Watching a child pinch-zoom a photo reveals how much digital bureaucracy we've accepted. Menus, buttons, sliders—interfaces we thought were necessary were just walls between intention and action.
This is why I call them "hotkey startups"—companies that build behaviors so natural, so ingrained, that returning to the old way feels impossible. Like how Ctrl+C became muscle memory for copy, these startups rewire how we work at a fundamental level.
Watch someone use Cursor's AI-powered code editor and you'll see why. What looks like hitting tab for autocomplete is actually the elimination of an artificial barrier: the gap between thinking about code and writing it. Traditional IDEs suddenly feel like translators for a language we shouldn't need to speak.
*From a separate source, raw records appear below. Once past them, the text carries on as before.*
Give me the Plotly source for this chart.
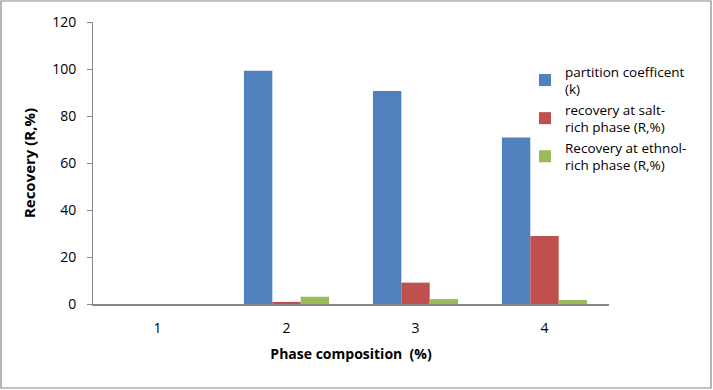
import plotly.graph_objects as go

categories = ["1", "2", "3", "4"]
partition_k = [0, 99.3, 90.6, 70.8]
recovery_salt = [0, 0.9, 9.1, 28.9]
recovery_ethanol = [0, 3.1, 2.1, 1.7]

series_names = [
    "partition coefficent<br>(k)",
    "recovery at salt-<br>rich phase (R,%)",
    "Recovery at ethnol-<br>rich phase (R,%)",
]
colors = ["#4F81BD", "#C0504D", "#9BBB59"]

W, H = 713, 390
L, R, T, B = 93, 104, 22, 86

fig = go.Figure()
for name, vals, c in zip(series_names, [partition_k, recovery_salt, recovery_ethanol], colors):
    fig.add_trace(go.Bar(x=categories, y=vals, name=name, marker=dict(color=c, line=dict(width=0))))

pw = W - L - R
ph = H - T - B
def px2x(p):
    return (p - L) / pw
def py2y(p):
    return (H - B - p) / ph

fig.update_layout(
    width=W, height=H,
    margin=dict(l=L, r=R, t=T, b=B, autoexpand=False),
    paper_bgcolor="white", plot_bgcolor="white",
    barmode="group", bargap=0.34, bargroupgap=0,
    font=dict(family="Open Sans, Liberation Sans, sans-serif", size=14, color="#000000"),
    showlegend=True,
    legend=dict(x=px2x(525), y=py2y(56), xanchor="left", yanchor="top",
                font=dict(size=13.5), bgcolor="rgba(0,0,0,0)", tracegroupgap=9,
                itemwidth=30),
    xaxis=dict(
        title=dict(text="<b>Phase composition  (%)</b>", font=dict(size=14), standoff=14),
        showline=True, linecolor="#868686", linewidth=1.5, ticks="", showgrid=False,
        tickfont=dict(size=14), ticklabelstandoff=10,
    ),
    yaxis=dict(
        title=dict(text="<b>Recovery (R,%)</b>", font=dict(size=15), standoff=12),
        range=[0, 120], dtick=20, showline=True, linecolor="#868686", linewidth=1,
        ticks="outside", ticklen=5, tickcolor="#868686", showgrid=False, zeroline=False,
        tickfont=dict(size=14), ticklabelstandoff=8,
    ),
    shapes=[dict(type="rect", xref="paper", yref="paper",
                 x0=px2x(1), x1=px2x(711), y0=py2y(388), y1=py2y(1),
                 line=dict(color="#868686", width=1.2), fillcolor="rgba(0,0,0,0)", layer="below")],
)

fig.write_html("out.html", config={"displayModeBar": False},
               post_script="document.body.style.margin='0';document.body.style.padding='0';")
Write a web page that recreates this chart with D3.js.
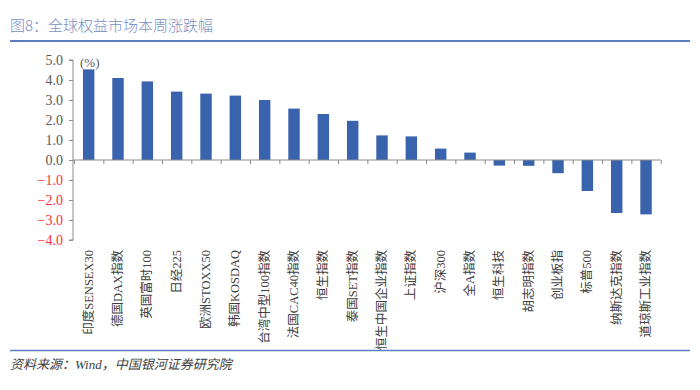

These hotkey startups don't win by building better versions of existing interfaces. They win by removing them entirely. Google didn't build a better directory—they made categorization irrelevant. ChatGPT didn't build better search results—they made us forget we were searching at all. Each interface they remove reveals another barrier we didn't need.
This creates an impossible dilemma for incumbents: either copy the natural interface and admit you've been building unnecessary complexity, or stick to your artificial paradigm and become obsolete. Every time we see a company desperately holding onto their old interface—like BlackBerry insisting on physical keyboards while touch interfaces took over—we're watching this dilemma play out.
The next wave of hotkey startups won't win by building better features. They'll win by identifying these artificial barriers—the interfaces we built to work around technology's limitations—and finally removing them entirely.
So much of this depends on how legible you think a service needs to be in order for customers to feel like it provides value.